··· Dataset extract

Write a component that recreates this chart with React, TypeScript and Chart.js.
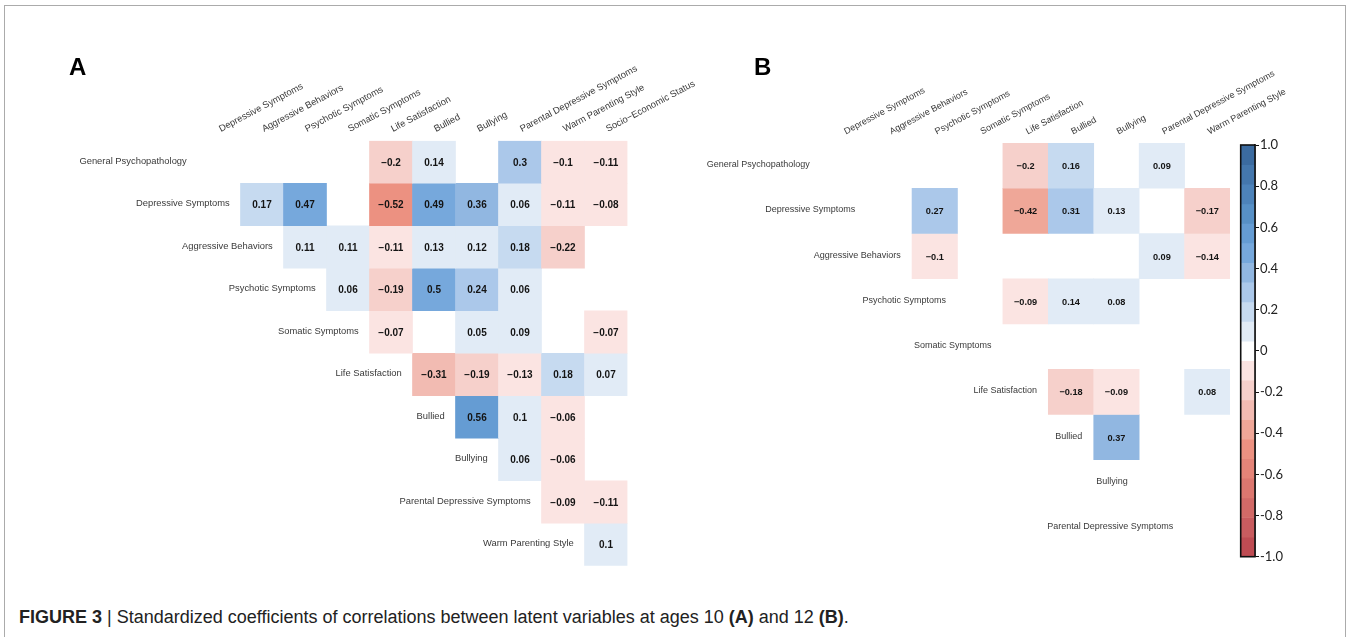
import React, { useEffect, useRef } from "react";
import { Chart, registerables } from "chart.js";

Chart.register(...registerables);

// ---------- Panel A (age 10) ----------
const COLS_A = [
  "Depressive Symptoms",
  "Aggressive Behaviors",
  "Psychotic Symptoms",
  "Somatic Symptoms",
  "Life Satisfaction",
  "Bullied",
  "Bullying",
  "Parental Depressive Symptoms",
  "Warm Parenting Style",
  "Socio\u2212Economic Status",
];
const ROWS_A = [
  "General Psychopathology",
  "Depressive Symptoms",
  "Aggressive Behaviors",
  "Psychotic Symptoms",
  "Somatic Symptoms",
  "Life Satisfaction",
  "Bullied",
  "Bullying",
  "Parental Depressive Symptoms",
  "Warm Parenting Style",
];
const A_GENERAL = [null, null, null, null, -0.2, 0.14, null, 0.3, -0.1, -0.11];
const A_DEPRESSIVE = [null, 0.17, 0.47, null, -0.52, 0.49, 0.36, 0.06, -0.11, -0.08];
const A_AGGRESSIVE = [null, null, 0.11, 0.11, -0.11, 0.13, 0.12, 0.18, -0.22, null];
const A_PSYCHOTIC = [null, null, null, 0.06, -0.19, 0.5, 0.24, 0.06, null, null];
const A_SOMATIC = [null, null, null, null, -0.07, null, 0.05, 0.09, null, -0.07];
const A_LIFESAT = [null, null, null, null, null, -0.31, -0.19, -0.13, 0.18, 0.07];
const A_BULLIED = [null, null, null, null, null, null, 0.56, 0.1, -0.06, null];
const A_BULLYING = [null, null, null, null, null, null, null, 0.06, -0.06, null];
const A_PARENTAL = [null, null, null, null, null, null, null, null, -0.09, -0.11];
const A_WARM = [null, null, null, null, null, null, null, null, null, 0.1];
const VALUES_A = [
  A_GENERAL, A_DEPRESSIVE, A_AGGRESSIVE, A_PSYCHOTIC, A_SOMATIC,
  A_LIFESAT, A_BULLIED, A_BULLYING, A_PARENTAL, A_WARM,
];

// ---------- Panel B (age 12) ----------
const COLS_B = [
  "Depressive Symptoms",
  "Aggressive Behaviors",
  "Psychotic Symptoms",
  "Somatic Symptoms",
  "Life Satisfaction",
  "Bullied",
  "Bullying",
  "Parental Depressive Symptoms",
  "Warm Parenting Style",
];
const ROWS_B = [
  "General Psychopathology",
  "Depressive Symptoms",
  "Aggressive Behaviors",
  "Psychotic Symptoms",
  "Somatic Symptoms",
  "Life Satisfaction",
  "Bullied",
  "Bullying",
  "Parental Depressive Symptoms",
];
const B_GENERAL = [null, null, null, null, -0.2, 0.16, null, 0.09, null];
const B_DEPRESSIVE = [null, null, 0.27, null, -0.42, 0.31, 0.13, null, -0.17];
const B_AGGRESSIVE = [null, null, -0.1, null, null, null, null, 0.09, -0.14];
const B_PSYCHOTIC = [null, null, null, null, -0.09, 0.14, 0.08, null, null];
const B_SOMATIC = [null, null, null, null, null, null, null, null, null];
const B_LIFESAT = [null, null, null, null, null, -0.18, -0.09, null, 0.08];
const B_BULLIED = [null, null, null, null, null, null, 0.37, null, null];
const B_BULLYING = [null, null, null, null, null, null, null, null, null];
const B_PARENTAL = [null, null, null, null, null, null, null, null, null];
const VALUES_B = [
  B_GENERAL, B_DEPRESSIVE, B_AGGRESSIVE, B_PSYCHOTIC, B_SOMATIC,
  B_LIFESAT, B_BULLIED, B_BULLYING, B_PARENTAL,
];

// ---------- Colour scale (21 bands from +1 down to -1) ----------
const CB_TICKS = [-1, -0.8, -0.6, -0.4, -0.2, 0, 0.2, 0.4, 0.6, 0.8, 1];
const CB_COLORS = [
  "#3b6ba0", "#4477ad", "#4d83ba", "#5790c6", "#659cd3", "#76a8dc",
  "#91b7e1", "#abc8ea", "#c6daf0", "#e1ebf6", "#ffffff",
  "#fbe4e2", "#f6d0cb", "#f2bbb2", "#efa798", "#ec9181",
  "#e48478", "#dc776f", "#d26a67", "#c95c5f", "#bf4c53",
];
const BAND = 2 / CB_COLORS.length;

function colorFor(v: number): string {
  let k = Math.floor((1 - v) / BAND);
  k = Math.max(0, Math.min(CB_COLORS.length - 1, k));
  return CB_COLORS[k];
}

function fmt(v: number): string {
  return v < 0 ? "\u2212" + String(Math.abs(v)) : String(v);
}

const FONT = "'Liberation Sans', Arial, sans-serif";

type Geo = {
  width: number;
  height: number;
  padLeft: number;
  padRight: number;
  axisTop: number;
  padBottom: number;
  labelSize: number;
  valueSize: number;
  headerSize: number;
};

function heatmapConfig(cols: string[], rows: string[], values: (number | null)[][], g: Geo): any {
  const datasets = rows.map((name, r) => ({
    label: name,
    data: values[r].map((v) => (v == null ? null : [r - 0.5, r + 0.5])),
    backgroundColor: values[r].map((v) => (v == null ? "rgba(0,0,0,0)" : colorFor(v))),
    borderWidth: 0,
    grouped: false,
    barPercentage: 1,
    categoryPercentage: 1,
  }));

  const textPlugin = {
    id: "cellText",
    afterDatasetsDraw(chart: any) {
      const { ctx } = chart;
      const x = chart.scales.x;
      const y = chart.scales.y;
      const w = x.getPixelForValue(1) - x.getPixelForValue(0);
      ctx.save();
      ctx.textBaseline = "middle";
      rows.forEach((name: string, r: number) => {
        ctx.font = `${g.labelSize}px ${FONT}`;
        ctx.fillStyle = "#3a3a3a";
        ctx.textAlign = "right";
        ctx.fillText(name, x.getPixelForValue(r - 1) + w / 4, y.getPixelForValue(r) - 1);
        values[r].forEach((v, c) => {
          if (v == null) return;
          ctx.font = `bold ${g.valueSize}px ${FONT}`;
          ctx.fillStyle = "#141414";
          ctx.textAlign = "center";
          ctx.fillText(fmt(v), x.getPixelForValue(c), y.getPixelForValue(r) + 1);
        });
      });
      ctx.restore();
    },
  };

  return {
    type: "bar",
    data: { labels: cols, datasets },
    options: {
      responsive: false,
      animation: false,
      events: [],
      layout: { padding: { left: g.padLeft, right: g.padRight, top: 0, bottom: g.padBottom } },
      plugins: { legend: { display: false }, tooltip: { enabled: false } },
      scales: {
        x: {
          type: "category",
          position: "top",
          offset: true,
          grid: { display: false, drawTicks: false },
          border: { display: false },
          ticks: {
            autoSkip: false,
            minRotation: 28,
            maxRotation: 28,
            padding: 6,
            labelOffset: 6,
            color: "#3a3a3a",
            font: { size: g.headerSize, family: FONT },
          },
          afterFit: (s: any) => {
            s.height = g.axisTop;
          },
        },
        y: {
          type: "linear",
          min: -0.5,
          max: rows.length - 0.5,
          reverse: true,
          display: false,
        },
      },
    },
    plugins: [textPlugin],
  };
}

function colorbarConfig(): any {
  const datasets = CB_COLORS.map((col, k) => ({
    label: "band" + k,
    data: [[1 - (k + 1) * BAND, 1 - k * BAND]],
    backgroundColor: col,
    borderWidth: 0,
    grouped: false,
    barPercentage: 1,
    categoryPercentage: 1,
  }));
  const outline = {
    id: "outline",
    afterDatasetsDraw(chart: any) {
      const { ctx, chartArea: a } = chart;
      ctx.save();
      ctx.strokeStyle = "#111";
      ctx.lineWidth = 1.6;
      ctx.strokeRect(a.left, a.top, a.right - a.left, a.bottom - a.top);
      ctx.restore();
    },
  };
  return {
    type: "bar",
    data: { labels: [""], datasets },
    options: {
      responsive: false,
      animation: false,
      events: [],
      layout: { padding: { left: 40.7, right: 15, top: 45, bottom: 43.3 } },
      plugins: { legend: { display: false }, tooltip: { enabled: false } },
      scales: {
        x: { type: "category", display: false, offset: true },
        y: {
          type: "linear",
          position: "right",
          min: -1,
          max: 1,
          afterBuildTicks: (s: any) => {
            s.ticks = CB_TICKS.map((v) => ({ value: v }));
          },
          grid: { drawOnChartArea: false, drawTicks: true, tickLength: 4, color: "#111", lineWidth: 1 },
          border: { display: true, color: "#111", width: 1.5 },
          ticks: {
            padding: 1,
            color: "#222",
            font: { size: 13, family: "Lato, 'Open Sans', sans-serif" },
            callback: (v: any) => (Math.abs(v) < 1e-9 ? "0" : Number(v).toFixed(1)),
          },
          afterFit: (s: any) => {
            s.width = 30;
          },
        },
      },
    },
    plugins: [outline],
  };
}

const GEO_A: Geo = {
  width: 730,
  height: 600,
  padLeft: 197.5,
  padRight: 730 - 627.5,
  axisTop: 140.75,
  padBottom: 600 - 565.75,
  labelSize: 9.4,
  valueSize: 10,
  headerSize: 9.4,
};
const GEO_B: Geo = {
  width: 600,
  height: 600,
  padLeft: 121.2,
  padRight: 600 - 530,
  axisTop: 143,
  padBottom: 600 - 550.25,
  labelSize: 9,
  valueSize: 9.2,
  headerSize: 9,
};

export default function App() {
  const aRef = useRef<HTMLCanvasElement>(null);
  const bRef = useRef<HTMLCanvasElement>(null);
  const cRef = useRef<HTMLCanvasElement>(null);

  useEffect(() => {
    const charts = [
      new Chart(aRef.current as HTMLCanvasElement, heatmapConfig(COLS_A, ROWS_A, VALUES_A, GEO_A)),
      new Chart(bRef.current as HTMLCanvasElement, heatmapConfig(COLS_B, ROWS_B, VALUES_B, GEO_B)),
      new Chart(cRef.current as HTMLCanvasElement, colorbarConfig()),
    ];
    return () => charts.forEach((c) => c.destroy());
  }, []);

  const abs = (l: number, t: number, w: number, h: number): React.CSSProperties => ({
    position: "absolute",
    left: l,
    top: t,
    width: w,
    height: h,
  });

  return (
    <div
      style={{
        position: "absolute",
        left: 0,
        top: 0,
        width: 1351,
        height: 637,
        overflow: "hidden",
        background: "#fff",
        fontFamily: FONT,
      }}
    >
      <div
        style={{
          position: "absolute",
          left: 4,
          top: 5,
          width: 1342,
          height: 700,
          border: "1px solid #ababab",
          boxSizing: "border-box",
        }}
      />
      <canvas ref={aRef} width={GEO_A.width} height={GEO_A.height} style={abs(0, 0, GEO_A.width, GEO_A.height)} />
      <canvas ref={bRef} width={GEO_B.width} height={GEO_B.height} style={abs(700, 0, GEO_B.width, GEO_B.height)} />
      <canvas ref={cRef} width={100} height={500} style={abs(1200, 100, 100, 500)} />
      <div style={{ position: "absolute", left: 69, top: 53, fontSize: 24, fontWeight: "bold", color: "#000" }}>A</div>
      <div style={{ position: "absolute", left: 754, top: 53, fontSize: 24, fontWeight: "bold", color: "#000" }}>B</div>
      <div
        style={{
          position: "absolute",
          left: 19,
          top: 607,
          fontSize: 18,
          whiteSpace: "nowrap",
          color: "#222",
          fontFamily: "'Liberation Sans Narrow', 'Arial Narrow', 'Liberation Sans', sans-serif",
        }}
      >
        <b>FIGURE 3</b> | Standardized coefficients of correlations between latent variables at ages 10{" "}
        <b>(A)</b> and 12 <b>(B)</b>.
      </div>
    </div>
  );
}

······

Leave out the pictures and repeat the lines from the start of the material through the line with "Chart.register(...registerables);", inclusive.

Write a component that recreates this chart with React, TypeScript and Chart.js.
import React, { useEffect, useRef } from "react";
import { Chart, registerables } from "chart.js";

Chart.register(...registerables);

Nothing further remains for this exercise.